I finished The Great Gatsby this morning, and so am now carrying round the melancholy with which that book closes. My youngest is an advocate of it and I read it on her recommendation. I found it hard going at first and I couldn't see how it was the defining American novel -- what, more than Revolutionary Road or Sister Carrie? -- but then halfway through, the reportage of cyclical parties fades into the sad, elegiac denouement, where the detachment that I found irritating earlier on in the book comes to be a strength, in avoiding the cynicism that might have lured a weaker writer.
I went to Manchester the other day for an appointment at the Insolvency Service. He was a harassed, heavy-laden young man and I kept my answers brief, sensing that he might sometimes be dragged into having to cut off autobiographical meanderings that blur the line between insolvency and social work.
All done by 2.30, I sought sanctuary. I noticed that the woman of a similar age to me to my left had ordered the same beer as me. "Nice to see a woman ordering ale," I said. "Oh no, I like a nice pint of ale." She was Irish, but I restrained myself from asking whereabouts. I am so fucking considerate. I then pushed my pint a couple of inches back across the bar and asked for it to be topped up. "Do you not want yours topping up as well?" "No, I like a bit of head." "Oooh, don't we all!" I said, nudging her and thinking who are you with? Want to sit with me? Teetotallers -- you miss all this.
On my way into the pub, a gipsy woman was selling those little sprigs of heather wrapped up in a foil sleeve. I like the look and smell of heather and it's harmonious with my tweed jacket. "Hiya -- I'll have one of them," and I proffered 50p. "It'll be a fiver my dear." "It'll be 50p or nowt," I said.
She gave it to me and asked to take my hand. "This line here," she said, vaguely stroking some general region, "this line, I think you've had a relationship split up recently, and you've had a few drink and drugs problems." Well that narrows it down a bit. Who would speculate that someone on his way into a budget pub in central Manchester might have occasionally had a couple too many shandies in the past? I almost wanted to give her her fiver for such imprecise divining.
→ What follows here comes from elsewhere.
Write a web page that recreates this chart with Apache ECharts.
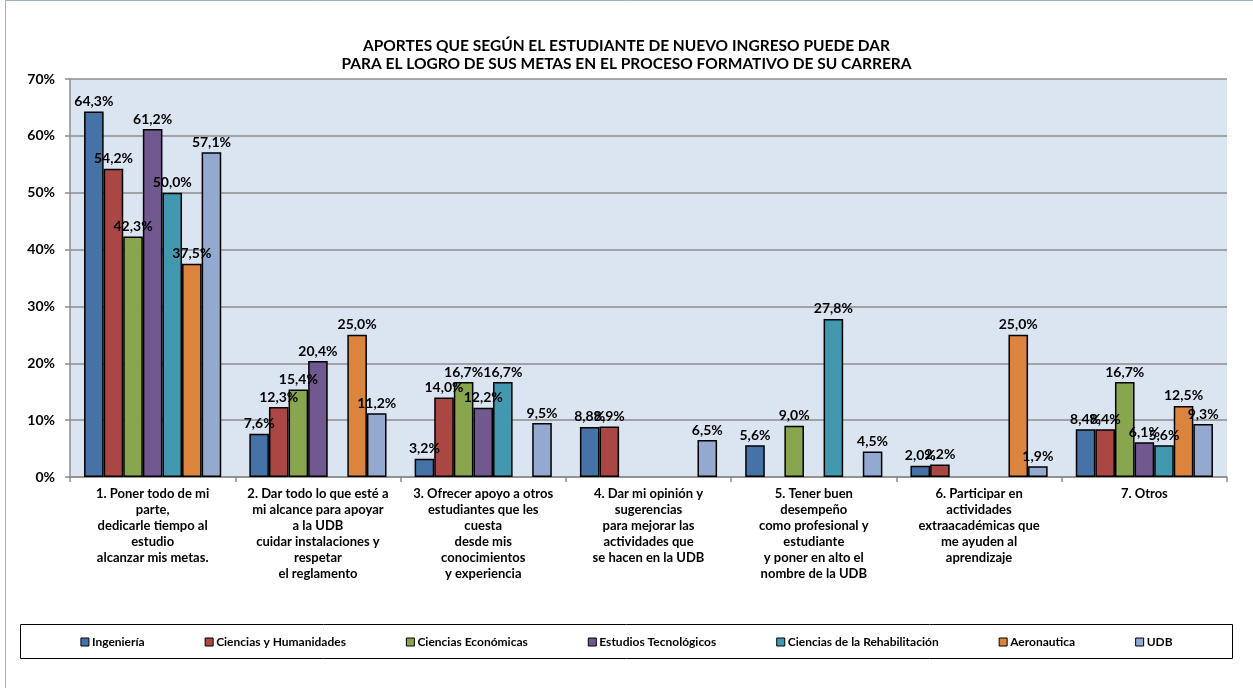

A friend gave me an iPhone4 a couple of weeks ago and even another friend who uses one all the time can't set it up. MAC addresses, something something settings... why can't you just put the fucking SIM in and go? That's even after I've made a virtual machine on this pc to get iTunes on it.
A new Belkin router arrived the other day which runs on the N band which is my next step in trying to correct the chronic stop start stop start of the broadband in this house, reconnecting about twenty times a day and turning the whole modem off about twice. Got it going (or so I thought) but even with the wired connection, I think waiting forty-eight minutes for an IP address is a bit shit.
William Morris said "Never have anything in your house which you do not believe to be beautiful or know to be useful."